Perhaps the most important aspect to consider when looking at where Willie Scott would fit into the world of Indiana Jones is the most obvious one: Temple has to follow Raiders, which is no easy feat to accomplish. In order to avoid the common pitfall of treading on old ground, something would have to be done in order to offer a contrast to what came before. With regard to the film’s heroine, Temple would have to offer something very different to the gutsy, resourceful, somewhat tomboyish and arguably alcoholic Marion. To stand out against that, the heroine of Temple would have to present a polar opposite, something more glamorous and instantly feminine. Already we start to move in the direction of a character unsuited to the type of adventuring Indiana Jones is known to engage in, though this doesn’t necessarily mean it’s a bad move, and in fact may instantly present good possibilities for both comedy and tension. Nor does it mean she would be unfamiliar with danger, but perhaps just used to dealing with it in a certain way.
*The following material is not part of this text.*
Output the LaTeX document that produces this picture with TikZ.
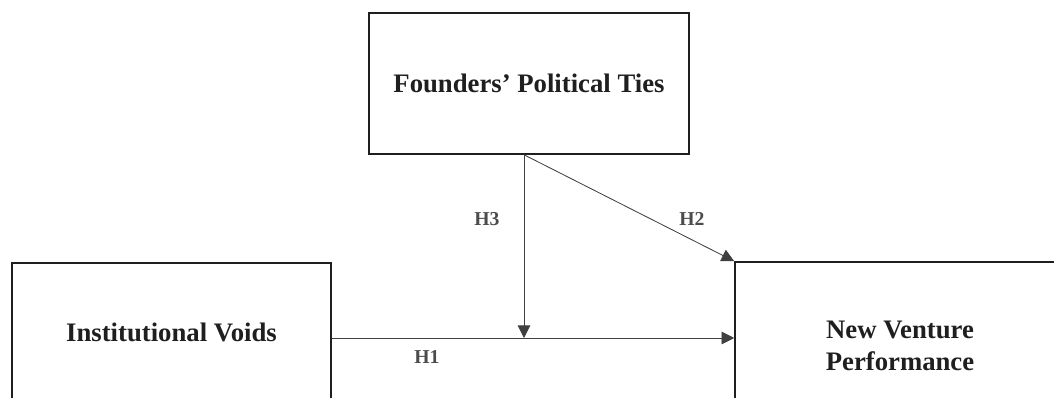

Now, if we take all of these points as an established basis for the creators to begin building a fuller character, we could do as those creators did and think on the inspiration for the character as found in old movies (Spielberg had apparently originally envisaged a character similar to Rosalind Russell in His Girl Friday, but I personally don’t think this entirely fits). If we have the basic criteria of inventing a glamorous woman who could exist and even thrive in the criminal underworld of 1930s Shanghai, it would suggest a gangster’s moll with a penchant for performance… you know what that starts to point towards? What icon of cinema that description should instantaneously conjure up? Gilda. This is an idea that would seem to have a greater bearing when noting that Temple’s costume designer Anthony Powell had actually wanted actress Kate Capshaw to dye her brunette hair red (the signature colour of Gilda star Rita Hayworth) before it was decided for her to go blonde instead. Gilda would seem like a perfect basis for a character like Willie Scott, almost to the point that it would be downright plagiarism. She was beautiful, fun, sharp-tongued, quick-witted, devious, and an unapologetic seductress. Seems like Indiana Jones sharing the screen with a character like Gilda would be an incredible thing to see.
It is said by some of the more disparaging critics that Willie’s status as a shrill annoyance in Temple of Doom is a reflection of the fact that both Spielberg and Lucas were both going through a divorce at the time of production. Honestly, I find that rather harsh, suggesting that both men consciously tried to torpedo a character in their movie as some cheap form of fantasy fulfilment. I think it’s likely more to do with their attempts to make things funny, but the results coming off as rather juvenile (some have argued that Spielberg is at his weakest with overt comedy, but that's a debate for another time). They were just trying to make a fun film, but in doing so maybe lost a bit of a connection to what made Raiders of the Lost Ark so special.
The real problem with Willie Scott’s character, and perhaps the main reason why she seems to get such a hard time (aside from all the screaming), is that it feels like there is a promising character in there, but that it is pulled in directions that undercut the potential substance. The glamorous, intelligent and perhaps rather jaded gangster’s moll has much of that texture wiped away when, either by decision of Capshaw or Spielberg (remember his notion of a Rosalind Russell type), the comedy is played broader than necessary. She gets to set up all the jokes, but only when the punchline indicates that she isn't as smart as everyone else. Suddenly, she’s more a ditzy blonde than the sardonic femme, the possible arc of the jaded gansgter’s moll shaken from her cynicism by her experiences beneath Pankot Palace gone and replaced by… well, nothing really. I can't really say I see a real change in Willie, at least not a satisfying one, and both the character and Kate Capshaw deserve better than that. I can see it the other way, and it rests a little uneasy that it won't ever be seen.